I've always covered the brides bouquet toss. All has been normal, but one came out a great big surprise. With the bouquet in the air, all the girls stretched and jumped up as far as they could to catch it. My camera captured the action. After processing the prints I discovered that the girl who caught the bouquet had stretched up a little to far, and she had forgotten to put her panties on, and her Beaver was as clear as the bouquet. After a big laugh, the bride was as pleased with this shot as all the other wedding photos. Needless to say, I have this one on my wedding photo wall in my private office. Ha
Philipschmitten wrote:
Calling all Wedding Photographers....tell me your wildest wedding. We shot one and they had taped LIVE 22caliber rounds to candles and placed them around the room, my assistant and the preacher went around blowing them out before they went off.

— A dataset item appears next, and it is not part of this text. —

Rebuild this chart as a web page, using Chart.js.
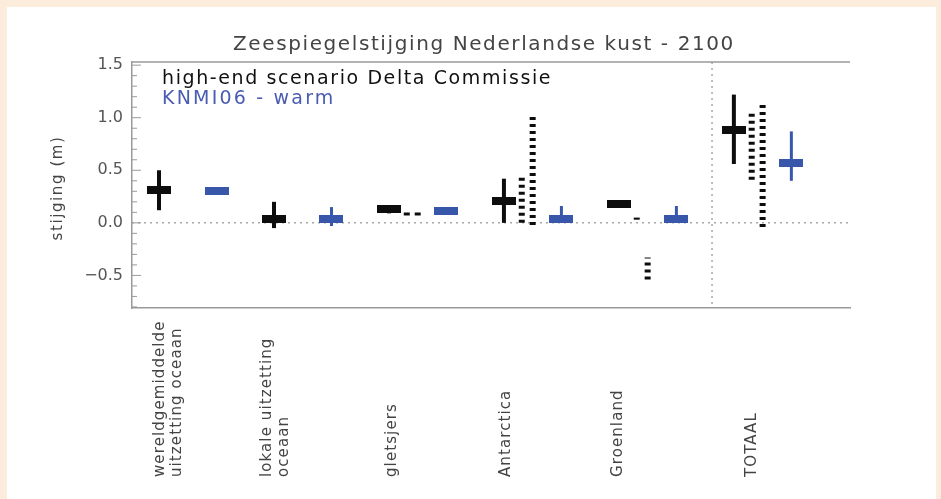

I don't have any experience with weddings that were as wild as you are saying here... (did they do this before they drank or after.. lol), but I have a little experience with bullets...and that was a stupid thing for them to do, but just to add a little info, a bullet that is not fired from a contained housing, (like a gun because the bullet requires contained pressure that builds while the powder is burning [that's why bullets use slow burning powder] and the bullet is going down the barrel which is when the pressure is building [until the bullet exits the barrel at which point the pressure quits building]) won't do much (there are complex formulas to compute this stuff using burn rate and barrel length etc...[that's why rifles are more accurate and shoot much farther than pistols]) .. a bullet may explode in a fire, but with nothing to contain the brass housing and build pressure, not much will happen other than a loud bang... don't get me wrong, it was still stupid and unsafe and I would have blew out the candles too!!